Monday, April 4, 2016

Week 15: The Canonical Flip

So, I've been trying to read through Transversal Mappings and Flows by Abraham and Robbin (Joel Robbin was my linear algebra professor at UW back when I was an undergrad, and he literally wrote the book on the subject: we used a manuscript that I still have to this day that eventually became a book Matrix Algebra Using MINImal MATlab. The manuscript had about a third of it devoted to pure linear algebra, over abstract finite dimensional real and complex vector spaces, not using matrices; the theorems were mainly restatements of theorems from the matrix algebra portion of the book, and referenced their matrix algebra counterparts, but this portion of the book was written like manifold theory using manifold that were all diffeomorphic to R^n, and it really set the tone for a lot of math I was to learn later) in my efforts to learn global analysis (I've had a really hard time finding a good introduction to the subject, and this one seems as good as any, maybe better than most). The book talks about the double tangent bundle and its relations to second order ordinary (autonomous) differential equations, and front and center is the "canonical flip" on the double tangent bundle.
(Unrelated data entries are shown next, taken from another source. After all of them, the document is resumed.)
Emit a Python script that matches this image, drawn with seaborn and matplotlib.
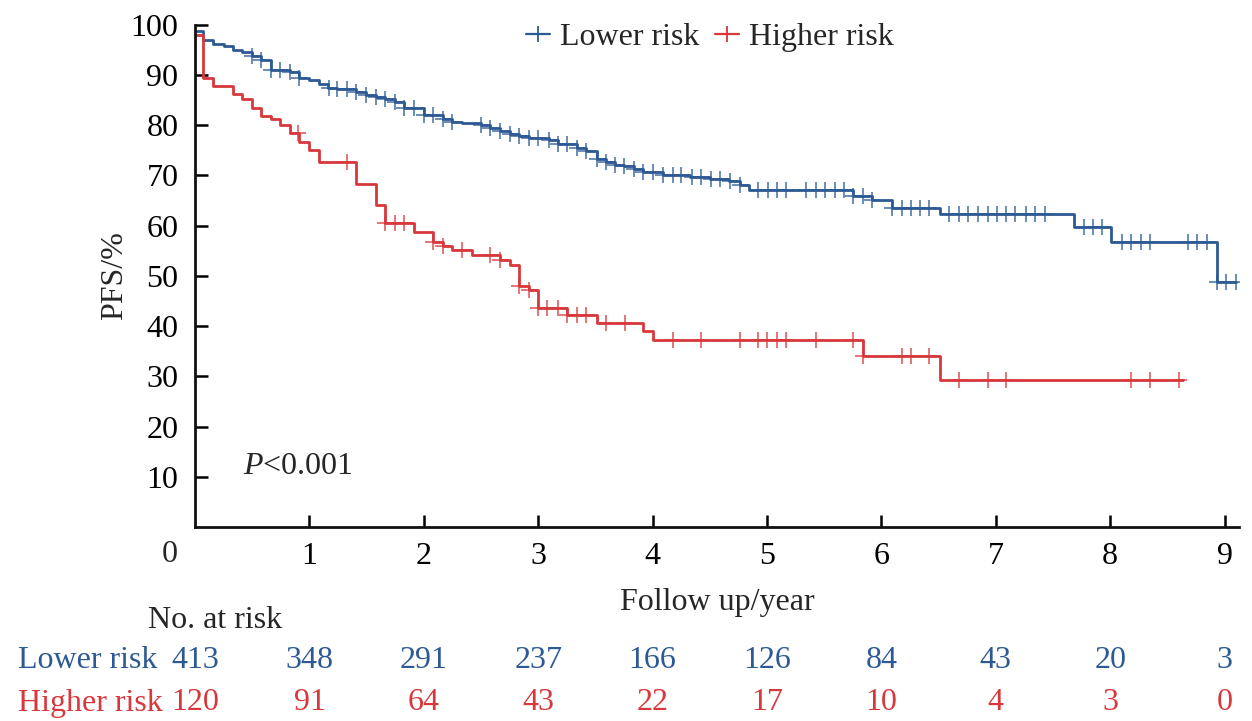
import numpy as np
import seaborn as sns
import pandas as pd
import matplotlib.pyplot as plt
import matplotlib.transforms as mtransforms
from matplotlib.lines import Line2D

# Step curves: time of each drop (years) and PFS (%) after it
low_t = [0, 0.07, 0.16, 0.25, 0.33, 0.41, 0.50, 0.58, 0.66, 0.83, 0.91, 1.00, 1.08, 1.16, 1.24,
         1.41, 1.49, 1.58, 1.66, 1.75, 1.83, 2.00, 2.17, 2.25, 2.33, 2.50, 2.58, 2.67, 2.75, 2.83,
         2.92, 3.09, 3.17, 3.34, 3.42, 3.51, 3.59, 3.67, 3.75, 3.84, 3.92, 4.09, 4.33, 4.50, 4.67,
         4.76, 4.84, 5.75, 5.92, 6.09, 6.51, 7.68, 8.01, 8.93, 9.10]
low_s = [98.8, 97.0, 96.2, 95.7, 94.9, 94.6, 93.7, 92.9, 90.9, 90.5, 89.4, 89.0, 88.2, 87.4, 87.1,
         86.5, 85.9, 85.6, 85.1, 84.5, 83.4, 82.0, 81.2, 80.6, 80.4, 80.0, 79.4, 78.8, 78.3, 77.8,
         77.5, 77.1, 76.3, 75.4, 74.8, 73.2, 72.6, 72.1, 71.8, 71.3, 70.6, 70.1, 69.7, 69.3, 68.8,
         68.1, 67.0, 65.8, 65.0, 63.4, 62.2, 59.8, 56.8, 48.7, 48.7]

high_t = [0, 0.07, 0.16, 0.33, 0.41, 0.50, 0.58, 0.66, 0.74, 0.83, 0.91, 1.00, 1.08, 1.41, 1.58,
          1.66, 1.91, 2.08, 2.17, 2.25, 2.42, 2.67, 2.75, 2.83, 2.92, 3.00, 3.25, 3.51, 3.92, 4.00,
          5.84, 6.51, 8.64]
high_s = [97.9, 89.4, 87.7, 86.1, 85.2, 83.4, 81.7, 81.1, 80.1, 78.4, 76.7, 75.1, 72.6, 68.3, 64.1,
          60.6, 58.8, 56.8, 56.0, 55.1, 54.2, 53.2, 52.2, 48.0, 47.1, 43.6, 42.2, 40.7, 39.0, 37.3,
          34.1, 29.2, 29.2]

# Censoring times
low_cens = [0.50, 0.58, 0.66, 0.74, 0.83, 0.91, 1.17, 1.24, 1.33, 1.41, 1.49, 1.58, 1.66, 1.75,
            1.83, 1.91, 2.00, 2.08, 2.17, 2.25, 2.50, 2.58, 2.67, 2.75, 2.83, 2.92, 3.00, 3.09,
            3.17, 3.25, 3.34, 3.42, 3.51, 3.59, 3.67, 3.75, 3.84, 3.92, 4.00, 4.09, 4.18, 4.25,
            4.34, 4.42, 4.51, 4.59, 4.68, 4.76, 4.92, 5.01, 5.09, 5.17, 5.34, 5.43, 5.51, 5.59,
            5.67, 5.75, 5.84, 5.92, 6.09, 6.18, 6.26, 6.34, 6.42, 6.59, 6.68, 6.76, 6.84, 6.93,
            7.01, 7.09, 7.17, 7.26, 7.34, 7.43, 7.77, 7.85, 7.93, 8.10, 8.18, 8.27, 8.35, 8.68,
            8.76, 8.85, 8.93, 9.01, 9.10]
high_cens = [0.90, 1.33, 1.66, 1.75, 1.83, 2.08, 2.17, 2.33, 2.58, 2.67, 2.83, 2.92, 3.00, 3.08,
             3.17, 3.25, 3.34, 3.42, 3.59, 3.76, 4.18, 4.42, 4.76, 4.92, 5.00, 5.09, 5.17, 5.43,
             5.75, 5.84, 6.18, 6.26, 6.42, 6.68, 6.93, 7.09, 8.18, 8.35, 8.60]

# Numbers at risk
risk_years = [0, 1, 2, 3, 4, 5, 6, 7, 8, 9]
low_risk = [413, 348, 291, 237, 166, 126, 84, 43, 20, 3]
high_risk = [120, 91, 64, 43, 22, 17, 10, 4, 3, 0]

blue = "#2D5A94"
red = "#D8383C"

sns.set_style("ticks")
plt.rcParams["font.family"] = ["Liberation Serif", "DejaVu Serif"]
plt.rcParams["mathtext.fontset"] = "custom"
plt.rcParams["mathtext.it"] = "Liberation Serif:italic"
plt.rcParams["mathtext.rm"] = "Liberation Serif"
fs = 23

fig = plt.figure(figsize=(12.52, 7.21), dpi=100)
ax = fig.add_axes([0.1558, 0.269, 0.8342, 0.697])


def cens_points(t, s, ct):
    idx = np.searchsorted(np.array(t), np.array(ct), side="right") - 1
    return np.array(s)[idx]


groups = [("Lower risk", low_t, low_s, low_cens, blue),
          ("Higher risk", high_t, high_s, high_cens, red)]
for name, t, s, ct, col in groups:
    df = pd.DataFrame({"t": t, "s": s})
    sns.lineplot(data=df, x="t", y="s", drawstyle="steps-post", color=col, lw=2.0, ax=ax,
                 estimator=None, sort=False)
    dc = pd.DataFrame({"t": ct, "s": cens_points(t, s, ct)})
    sns.scatterplot(data=dc, x="t", y="s", marker="+", s=140, color=col, linewidth=1.3,
                    alpha=0.75, ax=ax, zorder=3)

ax.set_xlim(0, 9.13)
ax.set_ylim(0, 100)
ax.set_xticks(range(1, 10))
ax.set_yticks(range(10, 101, 10))
ax.tick_params(direction="in", length=9, width=1.8, labelsize=fs, pad=11, colors="black")
ax.tick_params(axis="y", pad=12)
for sp in ["top", "right"]:
    ax.spines[sp].set_visible(False)
for sp in ["left", "bottom"]:
    ax.spines[sp].set_linewidth(2.0)
    ax.spines[sp].set_color("#111111")

ax.set_xlabel("Follow up/year", fontsize=fs, labelpad=12)
ax.set_ylabel("PFS/%", fontsize=fs, labelpad=1)

fig.text(170 / 1252, 1 - 555 / 721, "0", fontsize=fs, ha="center", va="center")
ax.text(0.42, 12, "$P$<0.001", fontsize=fs, ha="left", va="center")

handles = [Line2D([], [], color=blue, marker="+", markersize=11, lw=1.6, mew=1.3),
           Line2D([], [], color=red, marker="+", markersize=11, lw=1.6, mew=1.3)]
ax.legend(handles, ["Lower risk", "Higher risk"], loc="upper center",
          bbox_to_anchor=(0.493, 1.06), ncol=2, frameon=False, fontsize=fs,
          handlelength=0.75, handletextpad=0.3, columnspacing=0.5)

# Numbers at risk table
tr = mtransforms.blended_transform_factory(ax.transData, fig.transFigure)
fig.text(148 / 1252, 1 - 620 / 721, "No. at risk", fontsize=fs, ha="left", va="center")
fig.text(18 / 1252, 1 - 661 / 721, "Lower risk", fontsize=fs, ha="left", va="center", color=blue)
fig.text(18 / 1252, 1 - 703 / 721, "Higher risk", fontsize=fs, ha="left", va="center", color=red)
for x, a, b in zip(risk_years, low_risk, high_risk):
    ax.text(x, 1 - 661 / 721, str(a), transform=tr, fontsize=fs, ha="center", va="center",
            color=blue, clip_on=False)
    ax.text(x, 1 - 703 / 721, str(b), transform=tr, fontsize=fs, ha="center", va="center",
            color=red, clip_on=False)

fig.savefig("out.png", dpi=100)
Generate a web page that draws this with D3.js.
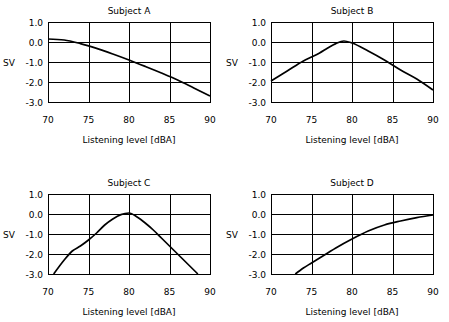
<!DOCTYPE html>
<html><head><meta charset="utf-8">
<script src="https://cdn.jsdelivr.net/npm/d3@7"></script>
<style>
html,body{margin:0;padding:0;background:#fff;}
svg{display:block;}
text{font-family:"DejaVu Sans",sans-serif;font-size:9px;fill:#000;}
</style></head>
<body>
<svg id="c" width="449" height="322"></svg>
<script>
const subjects = ["Subject A","Subject B","Subject C","Subject D"];
const xTicks = [70,75,80,85,90];
const yTicks = [1.0,0.0,-1.0,-2.0,-3.0];
const xLabel = "Listening level [dBA]";
const yLabel = "SV";
const levelA = [70,72,74,76,78,80,82,84,86,88,90];
const svA    = [0.15,0.1,-0.08,-0.32,-0.6,-0.9,-1.22,-1.55,-1.9,-2.3,-2.7];
const levelB = [70,72,74,75,76,77,78,79,80,82,84,86,88,90];
const svB    = [-1.95,-1.45,-0.95,-0.75,-0.55,-0.3,-0.08,0.05,-0.05,-0.45,-0.9,-1.4,-1.85,-2.4];
const levelC = [70.7,72,73,74,75,76,77,78,79,80,81,82,83,84,85,86,87,88,88.5];
const svC    = [-3.0,-2.3,-1.85,-1.6,-1.3,-0.95,-0.55,-0.25,-0.03,0.05,-0.15,-0.45,-0.8,-1.2,-1.6,-2.0,-2.4,-2.8,-3.0];
const levelD = [73,74,75,76,77,78,80,82,84,86,88,90];
const svD    = [-3.0,-2.7,-2.45,-2.2,-1.95,-1.7,-1.25,-0.85,-0.55,-0.35,-0.18,-0.05];

const levels = [levelA,levelB,levelC,levelD];
const svs = [svA,svB,svC,svD];
const colX = [48,271];
const rowY = [22,194];
const W = 162, H = 80;

const svg = d3.select("#c");
subjects.forEach((name,i)=>{
  const ox = colX[i%2], oy = rowY[Math.floor(i/2)];
  const g = svg.append("g").attr("transform",`translate(${ox},${oy})`);
  const x = d3.scaleLinear().domain([70,90]).range([0,W]);
  const y = d3.scaleLinear().domain([-3,1]).range([H,0]);
  g.selectAll(".vg").data(xTicks).join("line")
    .attr("x1",d=>Math.round(x(d))+0.5).attr("x2",d=>Math.round(x(d))+0.5)
    .attr("y1",0).attr("y2",H).attr("stroke","#000").attr("stroke-width",1);
  g.selectAll(".hg").data(yTicks).join("line")
    .attr("y1",d=>Math.round(y(d))+0.5).attr("y2",d=>Math.round(y(d))+0.5)
    .attr("x1",0).attr("x2",W).attr("stroke","#000").attr("stroke-width",1);
  g.append("rect").attr("x",0.5).attr("y",0.5).attr("width",W).attr("height",H)
    .attr("fill","none").attr("stroke","#000");
  g.selectAll(".yl").data(yTicks).join("text")
    .attr("x",-5).attr("y",d=>y(d)+3.5).attr("text-anchor","end")
    .text(d=>d.toFixed(1));
  g.selectAll(".xl").data(xTicks).join("text")
    .attr("x",d=>x(d)).attr("y",H+21).attr("text-anchor","middle")
    .text(d=>d);
  g.append("text").attr("x",W/2).attr("y",H+41).attr("text-anchor","middle").text(xLabel);
  g.append("text").attr("x",W/2).attr("y",-8).attr("text-anchor","middle").text(name);
  g.append("text").attr("x",-45).attr("y",y(-1)+3.5).attr("text-anchor","start").text(yLabel);
  const line = d3.line().x(d=>x(d[0])).y(d=>y(d[1])).curve(d3.curveMonotoneX);
  const pts = levels[i].map((l,k)=>[l,svs[i][k]]);
  g.append("path").attr("d",line(pts)).attr("fill","none").attr("stroke","#000").attr("stroke-width",1.7);
});
</script>
</body></html>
The Wikipedia article on the double tangent bundle also mentions the canonical flip, but I couldn't make heads or tails of it. I have been trying to read through Robbin's presentation of it since, oh, roughly since I made my last blog post, in December 2015, but I just couldn't wrap my head around it.
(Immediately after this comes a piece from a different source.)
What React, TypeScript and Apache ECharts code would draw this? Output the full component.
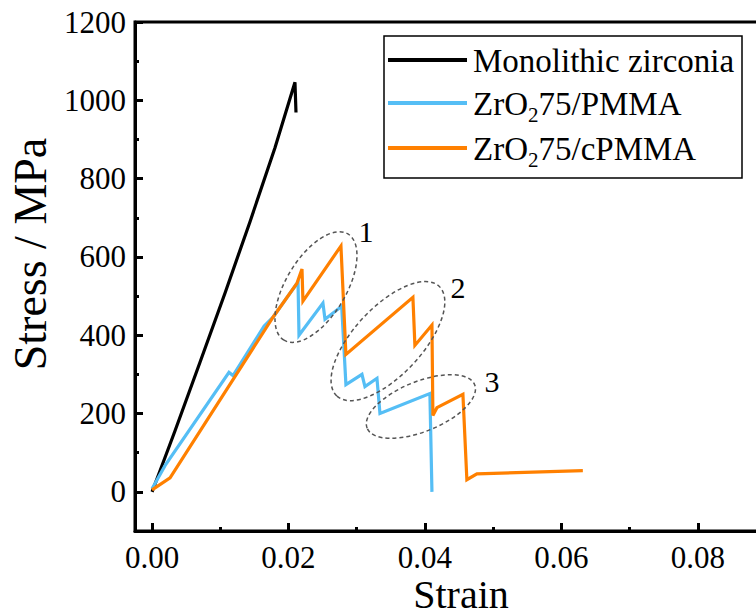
import React, { useEffect, useRef } from "react";
import * as echarts from "echarts";

// ---- Data ----
const monoStrain = [0, 0.00117, 0.00337, 0.00703, 0.0107, 0.01436, 0.01802, 0.02095, 0.0211];
const monoStress = [0, 54, 156, 331, 508, 690, 879, 1046, 969];

const pmmaStrain = [0, 0.0019, 0.01128, 0.01187, 0.01641, 0.01773, 0.0214, 0.02154, 0.02505, 0.02535, 0.0278, 0.02842, 0.03077, 0.03121, 0.03297, 0.03341, 0.04073, 0.04103];
const pmmaStress = [8, 67, 305, 297, 423, 446, 536, 400, 482, 441, 474, 274, 300, 269, 290, 200, 251, 0];

const cpmmaStrain = [0, 0.00264, 0.01773, 0.02125, 0.02198, 0.02212, 0.02769, 0.02842, 0.03824, 0.03853, 0.04103, 0.04117, 0.04176, 0.04557, 0.04615, 0.04762, 0.06315];
const cpmmaStress = [5, 36, 446, 533, 569, 487, 628, 351, 497, 374, 426, 195, 215, 249, 31, 46, 54];

const seriesNames = ["Monolithic zirconia", "ZrO2 75/PMMA", "ZrO2 75/cPMMA"];
const seriesColors = ["#000000", "#55BEF5", "#FF8000"];
// legend text pieces: [main, subscript, main]
const legendParts = [["Monolithic zirconia", "", ""], ["ZrO", "2", "75/PMMA"], ["ZrO", "2", "75/cPMMA"]];

const xTickLabels = [0, 0.02, 0.04, 0.06, 0.08];
const xMinorTicks = [0.01, 0.03, 0.05, 0.07, 0.09];
const yTickLabels = [0, 200, 400, 600, 800, 1000, 1200];
const yMinorTicks = [100, 300, 500, 700, 900, 1100];

// annotation ellipses: centre (strain, stress), semi-axes px, rotation deg, label and its anchor
const annoCenters = [[0.02403, 523], [0.03458, 385], [0.03941, 218]];
const annoAxes = [[62, 30, 59], [75, 34, 47], [58, 25, 22]];
const annoLabels = ["1", "2", "3"];
const annoLabelPos = [[0.03136, 664], [0.04484, 521], [0.04982, 282]];

const FONT = "'Liberation Serif', 'Times New Roman', Times, serif";

function zip(xs: number[], ys: number[]) {
  return xs.map((x, i) => [x, ys[i]]);
}

let measureCtx: CanvasRenderingContext2D | null = null;
function textWidth(text: string, size: number) {
  if (!text) return 0;
  if (!measureCtx) measureCtx = document.createElement("canvas").getContext("2d");
  if (!measureCtx) return text.length * size * 0.5;
  measureCtx.font = size + "px " + FONT;
  return measureCtx.measureText(text).width;
}

export default function App() {
  const ref = useRef<HTMLDivElement>(null);
  useEffect(() => {
    if (!ref.current) return;
    const chart = echarts.init(ref.current, undefined, { renderer: "svg" });
    const datasets = [zip(monoStrain, monoStress), zip(pmmaStrain, pmmaStress), zip(cpmmaStrain, cpmmaStress)];
    const axisCommon = {
      type: "value" as const,
      splitLine: { show: false },
    };
    chart.setOption({
      animation: false,
      backgroundColor: "#ffffff",
      grid: {
        left: 135,
        top: 22,
        right: 34,
        bottom: 84,
        show: true,
        borderColor: "#000",
        borderWidth: 3,
        backgroundColor: "transparent",
      },
      xAxis: [
        {
          ...axisCommon,
          min: -0.0025,
          max: 0.09,
          position: "bottom",
          axisLine: { show: true, onZero: false, lineStyle: { color: "#000", width: 3 } },
          axisTick: { show: true, inside: true, length: 8, customValues: xTickLabels, lineStyle: { color: "#000", width: 3 } },
          axisLabel: {
            show: true,
            customValues: xTickLabels,
            formatter: (v: number) => v.toFixed(2),
            fontFamily: FONT,
            fontSize: 31,
            lineHeight: 28,
            color: "#000",
            margin: 12,
          },
        },
        {
          ...axisCommon,
          min: -0.0025,
          max: 0.09,
          position: "bottom",
          axisLine: { show: false, onZero: false },
          axisTick: { show: true, inside: true, length: 4, customValues: xMinorTicks, lineStyle: { color: "#000", width: 3 } },
          axisLabel: { show: false },
        },
      ],
      yAxis: [
        {
          ...axisCommon,
          min: -100,
          max: 1200,
          position: "left",
          axisLine: { show: true, onZero: false, lineStyle: { color: "#000", width: 3 } },
          axisTick: { show: true, inside: true, length: 8, customValues: yTickLabels, lineStyle: { color: "#000", width: 3 } },
          axisLabel: {
            show: true,
            customValues: yTickLabels,
            formatter: (v: number) => String(v),
            fontFamily: FONT,
            fontSize: 31,
            color: "#000",
            margin: 9,
          },
        },
        {
          ...axisCommon,
          min: -100,
          max: 1200,
          position: "left",
          axisLine: { show: false, onZero: false },
          axisTick: { show: true, inside: true, length: 4, customValues: yMinorTicks, lineStyle: { color: "#000", width: 3 } },
          axisLabel: { show: false },
        },
      ],
      series: seriesNames.map((name, i) => ({
        name,
        type: "line",
        xAxisIndex: 0,
        yAxisIndex: 0,
        data: datasets[i],
        showSymbol: false,
        symbol: "none",
        lineStyle: { color: seriesColors[i], width: 3.2, join: "miter" },
        itemStyle: { color: seriesColors[i] },
        z: 2 + i,
      })),
    });

    const graphics: any[] = [];
    annoCenters.forEach((c, i) => {
      const p = chart.convertToPixel({ gridIndex: 0 }, c) as number[];
      graphics.push({
        type: "ellipse",
        x: p[0],
        y: p[1],
        rotation: (annoAxes[i][2] * Math.PI) / 180,
        shape: { cx: 0, cy: 0, rx: annoAxes[i][0], ry: annoAxes[i][1] },
        style: { fill: "none", stroke: "#555", lineWidth: 1.5, lineDash: [4, 3] },
        silent: true,
        z: 20,
      });
      const lp = chart.convertToPixel({ gridIndex: 0 }, annoLabelPos[i]) as number[];
      graphics.push({
        type: "text",
        x: lp[0],
        y: lp[1],
        style: { text: annoLabels[i], fontFamily: FONT, fontSize: 30, fill: "#000", textAlign: "center", textVerticalAlign: "middle" },
        silent: true,
        z: 20,
      });
    });

    // legend box
    const LX = 384, LY = 36, LW = 358, LH = 142;
    const rowY = [60, 103, 148];
    const mainSize = 33, subSize = 21;
    const legendChildren: any[] = [
      { type: "rect", shape: { x: LX, y: LY, width: LW, height: LH }, style: { fill: "#fff", stroke: "#000", lineWidth: 1.5 } },
    ];
    legendParts.forEach((parts, i) => {
      const y = rowY[i];
      legendChildren.push({
        type: "line",
        shape: { x1: 388, y1: y, x2: 467, y2: y },
        style: { stroke: seriesColors[i], lineWidth: 4 },
      });
      let x = 473;
      legendChildren.push({
        type: "text",
        x,
        y: y + 1,
        style: { text: parts[0], fontFamily: FONT, fontSize: mainSize, fill: "#000", textAlign: "left", textVerticalAlign: "middle" },
      });
      x += textWidth(parts[0], mainSize);
      if (parts[1]) {
        legendChildren.push({
          type: "text",
          x,
          y: y + 12,
          style: { text: parts[1], fontFamily: FONT, fontSize: subSize, fill: "#000", textAlign: "left", textVerticalAlign: "middle" },
        });
        x += textWidth(parts[1], subSize);
      }
      if (parts[2]) {
        legendChildren.push({
          type: "text",
          x,
          y: y + 1,
          style: { text: parts[2], fontFamily: FONT, fontSize: mainSize, fill: "#000", textAlign: "left", textVerticalAlign: "middle" },
        });
      }
    });
    graphics.push({ type: "group", z: 30, silent: true, children: legendChildren });

    graphics.push({
      type: "text",
      x: 461,
      y: 594,
      style: { text: "Strain", fontFamily: FONT, fontSize: 40, lineHeight: 38, fill: "#000", textAlign: "center", textVerticalAlign: "middle" },
      z: 20,
    });
    graphics.push({
      type: "text",
      x: 30,
      y: 254,
      rotation: Math.PI / 2,
      style: { text: "Stress / MPa", fontFamily: FONT, fontSize: 46, fill: "#000", textAlign: "center", textVerticalAlign: "middle" },
      z: 20,
    });
    chart.setOption({ graphic: graphics });

    return () => {
      chart.dispose();
    };
  }, []);

  return (
    <div style={{ position: "fixed", left: 0, top: 0, width: 756, height: 615, overflow: "hidden", background: "#fff" }}>
      <div ref={ref} style={{ width: 800, height: 615 }} />
    </div>
  );
}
Then, finally, it came to me yesterday as I was riding the elevator back up to my parents' condo after having pored over the section on the double tangent bundle in Abraham and Robbin at a coffeshop for the umpteen-millionth time. In the book The Geometry of Jet Bundles by D. L. Saunders (a book on partial differential equations on manifolds, yet another book on global analysis I'm nominally trying to work through in my efforts to transition from manifold topology [MSC 57] to global analysis [MSC 58] and beyond that to geometric control theory [no MSC code yet, AFAIK]), he goes over in detail that, for an arbitrary vector bundle \pi: E -> M, in considering the tangent bundle to E, D\pi: TE -> TM, we have that for the horizontal vector bundle - that is, if (p, v1, v2, v3) is an arbitrary point of TE, the horizontal vector bundle is {(p, v2) | (p, v1, v2, v3) \in TE} - is canonically vector bundle isomorphic to TM - and, I understood the canonical flip! It just interchanges TM = {(p, v1) | (p, v1, v2, v3) \in TE} \subseteq TE with the horizontal vector bundle {(p, v2) | (p, v1, v2, v3) \in TE}.

So, persistence and hard work does sometimes pay off.

Now, Abraham and Robbin go on to define a second-order (autonomous) ordinary differential equations as dual sections of \tau(TM) and D\tau(M), and they, just before that, show that D: \Gamma(\tau(M) -> \Gamma(D\tau(M) and \omega \circ D: \Gamma(\tau(M) -> \tau(TM) are linear (over real vector bundles), so if \xi: M -> TM is an first-order (autonomous) ordinary differential equation on M, then (say) (1/2)D\xi + (1/2)(\omega \circ D\xi) is a second-order (autonomous) ordinary differential equation on M - nifty stuff.